• **Recorded information**:
· · ·
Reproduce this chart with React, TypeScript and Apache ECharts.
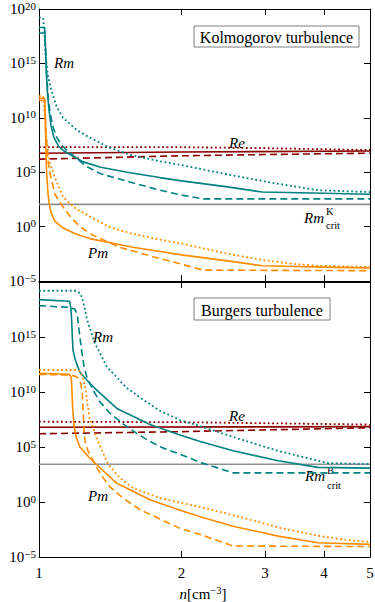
· · ·
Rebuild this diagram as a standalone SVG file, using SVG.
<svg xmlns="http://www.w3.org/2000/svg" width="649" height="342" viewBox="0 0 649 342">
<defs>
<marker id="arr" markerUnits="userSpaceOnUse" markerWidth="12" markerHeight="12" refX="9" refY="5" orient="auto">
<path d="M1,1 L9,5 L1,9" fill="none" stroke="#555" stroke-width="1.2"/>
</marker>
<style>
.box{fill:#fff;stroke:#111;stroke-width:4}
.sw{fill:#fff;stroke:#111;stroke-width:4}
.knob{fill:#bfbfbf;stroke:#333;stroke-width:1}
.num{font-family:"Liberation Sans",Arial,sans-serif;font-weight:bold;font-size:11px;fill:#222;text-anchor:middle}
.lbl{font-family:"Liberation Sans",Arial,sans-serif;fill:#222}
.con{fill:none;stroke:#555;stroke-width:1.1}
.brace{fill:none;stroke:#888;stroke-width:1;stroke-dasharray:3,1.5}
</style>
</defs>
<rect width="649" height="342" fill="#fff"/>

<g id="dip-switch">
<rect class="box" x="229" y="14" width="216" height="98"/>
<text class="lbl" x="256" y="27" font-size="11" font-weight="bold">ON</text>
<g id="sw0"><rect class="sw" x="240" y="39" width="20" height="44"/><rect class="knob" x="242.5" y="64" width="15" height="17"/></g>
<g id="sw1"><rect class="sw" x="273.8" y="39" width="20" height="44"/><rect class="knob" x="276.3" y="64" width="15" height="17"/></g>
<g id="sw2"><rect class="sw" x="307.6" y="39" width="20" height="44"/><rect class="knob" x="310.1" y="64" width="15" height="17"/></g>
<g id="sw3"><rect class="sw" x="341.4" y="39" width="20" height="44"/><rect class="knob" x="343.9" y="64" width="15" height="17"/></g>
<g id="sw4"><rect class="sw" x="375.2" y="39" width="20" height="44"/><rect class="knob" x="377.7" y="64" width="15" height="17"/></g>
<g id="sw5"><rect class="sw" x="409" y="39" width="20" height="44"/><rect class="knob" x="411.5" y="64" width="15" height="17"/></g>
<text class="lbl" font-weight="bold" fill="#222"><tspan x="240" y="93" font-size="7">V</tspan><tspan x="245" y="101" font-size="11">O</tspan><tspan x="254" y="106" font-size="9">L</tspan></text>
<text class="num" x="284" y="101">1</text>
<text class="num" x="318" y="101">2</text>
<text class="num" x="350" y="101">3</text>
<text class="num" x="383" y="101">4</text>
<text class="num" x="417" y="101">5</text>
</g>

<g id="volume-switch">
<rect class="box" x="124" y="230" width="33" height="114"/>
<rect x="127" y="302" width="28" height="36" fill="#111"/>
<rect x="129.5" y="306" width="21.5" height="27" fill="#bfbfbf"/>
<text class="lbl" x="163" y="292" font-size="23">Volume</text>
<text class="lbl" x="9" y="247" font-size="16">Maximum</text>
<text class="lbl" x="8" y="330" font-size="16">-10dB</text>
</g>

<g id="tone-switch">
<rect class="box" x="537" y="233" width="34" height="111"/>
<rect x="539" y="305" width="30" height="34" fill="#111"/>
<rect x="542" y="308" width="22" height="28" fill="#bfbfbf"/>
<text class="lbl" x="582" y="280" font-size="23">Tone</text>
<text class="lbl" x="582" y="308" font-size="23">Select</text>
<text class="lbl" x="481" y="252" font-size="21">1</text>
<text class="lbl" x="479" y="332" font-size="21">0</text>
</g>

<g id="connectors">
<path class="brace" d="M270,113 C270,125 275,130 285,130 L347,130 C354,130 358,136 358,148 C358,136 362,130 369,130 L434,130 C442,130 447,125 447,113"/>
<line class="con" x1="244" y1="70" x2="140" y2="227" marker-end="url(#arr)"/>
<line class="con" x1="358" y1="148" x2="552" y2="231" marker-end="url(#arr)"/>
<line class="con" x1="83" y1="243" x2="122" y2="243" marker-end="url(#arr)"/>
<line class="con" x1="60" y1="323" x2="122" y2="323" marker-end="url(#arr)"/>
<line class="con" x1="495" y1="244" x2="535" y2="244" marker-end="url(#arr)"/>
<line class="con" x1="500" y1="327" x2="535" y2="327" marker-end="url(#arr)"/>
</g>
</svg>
· · ·
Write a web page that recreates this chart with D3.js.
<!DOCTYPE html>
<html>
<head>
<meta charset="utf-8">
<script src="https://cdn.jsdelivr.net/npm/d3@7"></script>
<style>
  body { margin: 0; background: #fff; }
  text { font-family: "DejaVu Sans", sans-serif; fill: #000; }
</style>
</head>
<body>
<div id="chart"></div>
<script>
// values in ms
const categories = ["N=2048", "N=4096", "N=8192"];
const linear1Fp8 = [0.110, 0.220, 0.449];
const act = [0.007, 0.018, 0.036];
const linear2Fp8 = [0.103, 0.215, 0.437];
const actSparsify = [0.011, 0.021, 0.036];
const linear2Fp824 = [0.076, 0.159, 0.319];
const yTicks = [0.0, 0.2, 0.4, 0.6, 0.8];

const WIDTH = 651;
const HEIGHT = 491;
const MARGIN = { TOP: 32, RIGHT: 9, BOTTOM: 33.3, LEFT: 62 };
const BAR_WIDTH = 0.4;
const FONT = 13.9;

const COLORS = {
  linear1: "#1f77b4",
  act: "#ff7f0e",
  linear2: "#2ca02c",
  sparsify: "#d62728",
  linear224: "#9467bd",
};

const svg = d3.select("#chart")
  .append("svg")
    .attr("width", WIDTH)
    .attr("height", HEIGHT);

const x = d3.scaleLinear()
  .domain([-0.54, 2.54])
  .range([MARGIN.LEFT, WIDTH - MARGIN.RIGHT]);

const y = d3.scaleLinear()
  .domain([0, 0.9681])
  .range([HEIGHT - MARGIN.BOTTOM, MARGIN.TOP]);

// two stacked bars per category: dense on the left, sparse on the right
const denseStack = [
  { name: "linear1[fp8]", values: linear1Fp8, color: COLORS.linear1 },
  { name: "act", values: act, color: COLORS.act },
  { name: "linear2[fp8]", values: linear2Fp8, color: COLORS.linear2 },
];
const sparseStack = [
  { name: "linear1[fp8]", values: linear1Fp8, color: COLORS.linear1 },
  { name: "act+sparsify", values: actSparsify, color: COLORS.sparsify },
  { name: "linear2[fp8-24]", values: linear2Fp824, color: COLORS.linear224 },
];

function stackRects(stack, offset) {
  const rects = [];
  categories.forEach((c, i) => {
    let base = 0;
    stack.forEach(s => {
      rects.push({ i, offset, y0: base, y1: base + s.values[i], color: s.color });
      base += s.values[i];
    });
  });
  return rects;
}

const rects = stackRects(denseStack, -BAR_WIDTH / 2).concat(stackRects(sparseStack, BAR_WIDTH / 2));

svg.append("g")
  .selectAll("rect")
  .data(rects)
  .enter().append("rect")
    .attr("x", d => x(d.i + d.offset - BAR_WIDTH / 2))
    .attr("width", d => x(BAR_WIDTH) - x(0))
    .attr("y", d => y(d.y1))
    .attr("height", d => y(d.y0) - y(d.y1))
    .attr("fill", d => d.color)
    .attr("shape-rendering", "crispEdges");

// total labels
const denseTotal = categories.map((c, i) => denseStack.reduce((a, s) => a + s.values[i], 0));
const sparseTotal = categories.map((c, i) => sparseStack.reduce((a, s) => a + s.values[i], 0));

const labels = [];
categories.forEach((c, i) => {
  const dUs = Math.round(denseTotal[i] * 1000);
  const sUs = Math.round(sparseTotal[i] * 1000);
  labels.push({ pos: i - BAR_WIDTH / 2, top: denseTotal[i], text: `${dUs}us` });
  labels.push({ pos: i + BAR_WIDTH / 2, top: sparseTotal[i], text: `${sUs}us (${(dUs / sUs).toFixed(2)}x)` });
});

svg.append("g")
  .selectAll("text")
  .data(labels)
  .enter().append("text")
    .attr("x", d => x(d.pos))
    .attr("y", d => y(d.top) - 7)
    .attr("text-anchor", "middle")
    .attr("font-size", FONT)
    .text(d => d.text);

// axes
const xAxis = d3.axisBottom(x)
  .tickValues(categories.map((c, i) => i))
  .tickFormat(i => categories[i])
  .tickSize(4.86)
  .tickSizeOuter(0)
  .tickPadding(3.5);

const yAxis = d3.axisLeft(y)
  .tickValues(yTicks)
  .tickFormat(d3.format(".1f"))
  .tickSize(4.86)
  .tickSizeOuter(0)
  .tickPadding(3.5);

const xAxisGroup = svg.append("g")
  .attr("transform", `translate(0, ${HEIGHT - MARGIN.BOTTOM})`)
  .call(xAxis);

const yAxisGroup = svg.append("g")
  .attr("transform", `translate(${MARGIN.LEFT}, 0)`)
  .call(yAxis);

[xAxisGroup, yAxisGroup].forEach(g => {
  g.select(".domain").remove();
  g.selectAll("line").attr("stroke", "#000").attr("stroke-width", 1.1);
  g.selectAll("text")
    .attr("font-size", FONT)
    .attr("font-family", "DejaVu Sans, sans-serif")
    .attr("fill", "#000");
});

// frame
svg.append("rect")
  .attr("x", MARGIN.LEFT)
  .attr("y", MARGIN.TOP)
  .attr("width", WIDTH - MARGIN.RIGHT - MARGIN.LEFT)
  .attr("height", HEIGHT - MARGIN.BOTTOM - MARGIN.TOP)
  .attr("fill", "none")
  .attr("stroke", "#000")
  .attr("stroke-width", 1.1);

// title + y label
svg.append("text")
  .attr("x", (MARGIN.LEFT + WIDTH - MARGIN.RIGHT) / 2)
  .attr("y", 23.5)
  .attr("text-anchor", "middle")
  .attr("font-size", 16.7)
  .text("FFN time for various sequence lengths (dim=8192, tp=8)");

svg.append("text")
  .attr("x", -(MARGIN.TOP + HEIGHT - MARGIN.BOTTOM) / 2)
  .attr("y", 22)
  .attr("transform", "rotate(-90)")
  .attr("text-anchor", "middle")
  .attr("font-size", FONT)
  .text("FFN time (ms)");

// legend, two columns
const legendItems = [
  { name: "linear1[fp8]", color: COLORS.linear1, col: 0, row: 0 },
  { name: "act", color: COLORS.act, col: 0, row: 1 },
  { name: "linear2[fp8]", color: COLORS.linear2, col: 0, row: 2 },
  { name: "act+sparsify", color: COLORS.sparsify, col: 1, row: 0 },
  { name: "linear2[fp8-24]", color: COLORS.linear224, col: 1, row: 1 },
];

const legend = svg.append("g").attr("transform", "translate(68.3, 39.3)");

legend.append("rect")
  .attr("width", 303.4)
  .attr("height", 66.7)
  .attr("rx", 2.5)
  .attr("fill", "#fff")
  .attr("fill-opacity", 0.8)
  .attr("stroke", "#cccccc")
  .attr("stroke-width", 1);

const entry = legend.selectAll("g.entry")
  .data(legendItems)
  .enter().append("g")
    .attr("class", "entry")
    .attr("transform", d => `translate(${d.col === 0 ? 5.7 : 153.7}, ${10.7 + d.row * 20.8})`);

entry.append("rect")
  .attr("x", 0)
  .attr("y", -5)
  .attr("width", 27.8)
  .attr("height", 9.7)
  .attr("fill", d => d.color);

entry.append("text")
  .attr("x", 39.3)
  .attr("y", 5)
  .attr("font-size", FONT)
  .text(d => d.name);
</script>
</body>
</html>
· · ·
• **Work required**:
Find every line in the records that contains the word "with"; copy those lines.

• **Answer to the exercise**:
Reproduce this chart with React, TypeScript and Apache ECharts.
Write a web page that recreates this chart with D3.js.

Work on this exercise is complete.